* _Requirement_:
Repeat the data below exactly, dropping any pictures it holds.

* _Source excerpt_:
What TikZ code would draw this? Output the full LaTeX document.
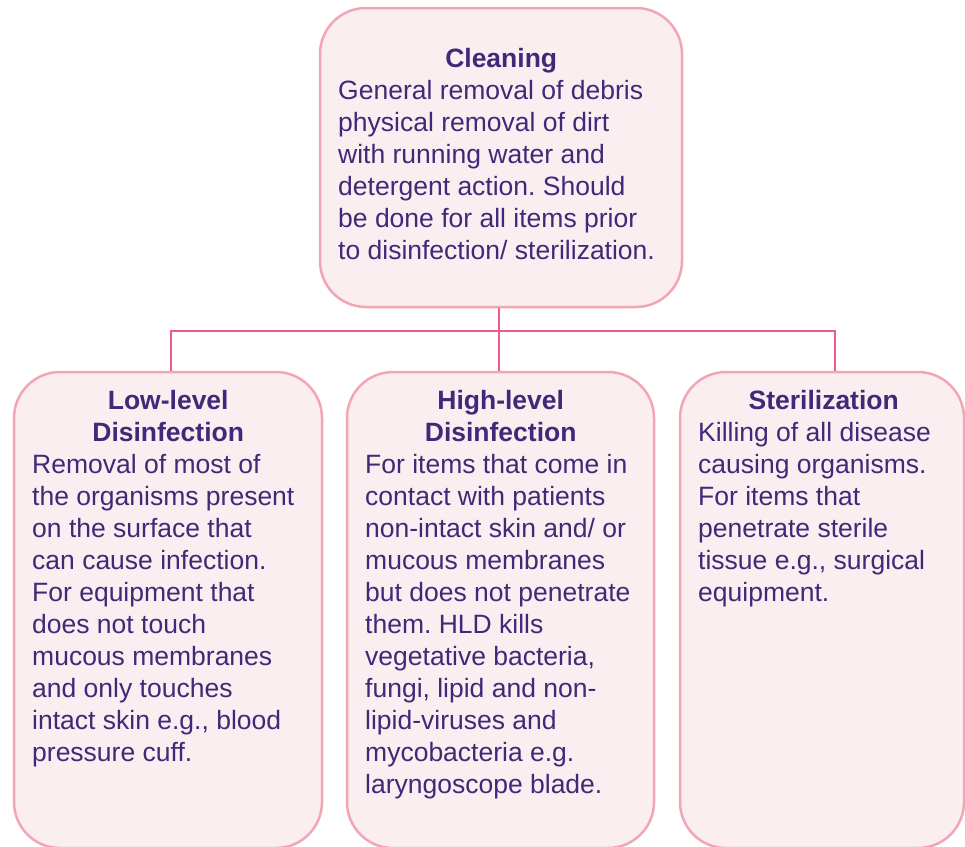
\documentclass[tikz,border=0pt]{standalone}
\usepackage{fontspec}
\setmainfont{Liberation Sans}
\definecolor{cardline}{HTML}{F2A6B4}
\definecolor{cardfill}{HTML}{FBEEF1}
\definecolor{linkpink}{HTML}{EC5C8D}
\definecolor{inkpurple}{HTML}{3E2A78}
\newcommand{\cardhead}[2]{\makebox[#1pt][c]{\bfseries #2}}
\tikzset{
  card/.style={draw=cardline,fill=cardfill,line width=2.5pt,rounded corners=46pt,
    rectangle,inner sep=0pt},
  % placed by the baseline of the last line
  cardtext/.style={anchor=base west,align=left,inner sep=0pt,text=inkpurple,
    font=\fontsize{26.5}{32}\selectfont\frenchspacing},
  link/.style={draw=linkpink,line width=2.5pt}
}
\begin{document}
\begin{tikzpicture}[x=1pt,y=-1pt]
        \useasboundingbox (0,0) rectangle (965,846);
        \clip (0,0) rectangle (965,846);
        \fill[white] (0,0) rectangle (965,846);
        % boxes
        \node[card,minimum width=362pt,minimum height=299pt] (clean) at (501,157.5) {};
        \node[card,minimum width=308pt,minimum height=476pt] (low) at (168,610) {};
        \node[card,minimum width=307pt,minimum height=476pt] (high) at (500.5,610) {};
        \node[card,minimum width=284pt,minimum height=476pt] (steril) at (822,610) {};
        % connectors
        \coordinate (hub) at (499,331);
        \draw[link] (clean.south -| hub) -- (hub);
        \foreach \n/\dx in {low/3,high/-1.5,steril/13}
            \draw[link] (hub) -| ([xshift=\dx pt]\n.north);
        % texts
        \node[cardtext] (cleantext) at (338,259) {\cardhead{326}{Cleaning}\\
            General removal of debris\\ physical removal of dirt\\
            with running water and\\ detergent action. Should\\
            be done for all items prior\\ to disinfection/ sterilization.};
        \node[cardtext] (lowtext) at (32,761) {\cardhead{272}{Low-level}\\
            \cardhead{272}{Disinfection}\\ Removal of most of\\
            the organisms present\\ on the surface that\\
            can cause infection.\\ For equipment that\\ does not touch\\
            mucous membranes\\ and only touches\\ intact skin e.g., blood\\
            pressure cuff.};
        \node[cardtext] (hightext) at (365,793) {\cardhead{271}{High-level}\\
            \cardhead{271}{Disinfection}\\ For items that come in\\
            contact with patients\\ non-intact skin and/ or\\
            mucous membranes\\ but does not penetrate\\ them. HLD kills\\
            vegetative bacteria,\\ fungi, lipid and non-\\ lipid-viruses and\\
            mycobacteria e.g.\\ laryngoscope blade.};
        \node[cardtext] (steriltext) at (698,601) {\cardhead{251}{Sterilization}\\
            Killing of all disease\\ causing organisms.\\ For items that\\
            penetrate sterile\\ tissue e.g., surgical\\ equipment.};
    \end{tikzpicture}
\end{document}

* _Problem solution_:
What TikZ code would draw this? Output the full LaTeX document.
\documentclass[tikz,border=0pt]{standalone}
\usepackage{fontspec}
\setmainfont{Liberation Sans}
\definecolor{cardline}{HTML}{F2A6B4}
\definecolor{cardfill}{HTML}{FBEEF1}
\definecolor{linkpink}{HTML}{EC5C8D}
\definecolor{inkpurple}{HTML}{3E2A78}
\newcommand{\cardhead}[2]{\makebox[#1pt][c]{\bfseries #2}}
\tikzset{
  card/.style={draw=cardline,fill=cardfill,line width=2.5pt,rounded corners=46pt,
    rectangle,inner sep=0pt},
  % placed by the baseline of the last line
  cardtext/.style={anchor=base west,align=left,inner sep=0pt,text=inkpurple,
    font=\fontsize{26.5}{32}\selectfont\frenchspacing},
  link/.style={draw=linkpink,line width=2.5pt}
}
\begin{document}
\begin{tikzpicture}[x=1pt,y=-1pt]
        \useasboundingbox (0,0) rectangle (965,846);
        \clip (0,0) rectangle (965,846);
        \fill[white] (0,0) rectangle (965,846);
        % boxes
        \node[card,minimum width=362pt,minimum height=299pt] (clean) at (501,157.5) {};
        \node[card,minimum width=308pt,minimum height=476pt] (low) at (168,610) {};
        \node[card,minimum width=307pt,minimum height=476pt] (high) at (500.5,610) {};
        \node[card,minimum width=284pt,minimum height=476pt] (steril) at (822,610) {};
        % connectors
        \coordinate (hub) at (499,331);
        \draw[link] (clean.south -| hub) -- (hub);
        \foreach \n/\dx in {low/3,high/-1.5,steril/13}
            \draw[link] (hub) -| ([xshift=\dx pt]\n.north);
        % texts
        \node[cardtext] (cleantext) at (338,259) {\cardhead{326}{Cleaning}\\
            General removal of debris\\ physical removal of dirt\\
            with running water and\\ detergent action. Should\\
            be done for all items prior\\ to disinfection/ sterilization.};
        \node[cardtext] (lowtext) at (32,761) {\cardhead{272}{Low-level}\\
            \cardhead{272}{Disinfection}\\ Removal of most of\\
            the organisms present\\ on the surface that\\
            can cause infection.\\ For equipment that\\ does not touch\\
            mucous membranes\\ and only touches\\ intact skin e.g., blood\\
            pressure cuff.};
        \node[cardtext] (hightext) at (365,793) {\cardhead{271}{High-level}\\
            \cardhead{271}{Disinfection}\\ For items that come in\\
            contact with patients\\ non-intact skin and/ or\\
            mucous membranes\\ but does not penetrate\\ them. HLD kills\\
            vegetative bacteria,\\ fungi, lipid and non-\\ lipid-viruses and\\
            mycobacteria e.g.\\ laryngoscope blade.};
        \node[cardtext] (steriltext) at (698,601) {\cardhead{251}{Sterilization}\\
            Killing of all disease\\ causing organisms.\\ For items that\\
            penetrate sterile\\ tissue e.g., surgical\\ equipment.};
    \end{tikzpicture}
\end{document}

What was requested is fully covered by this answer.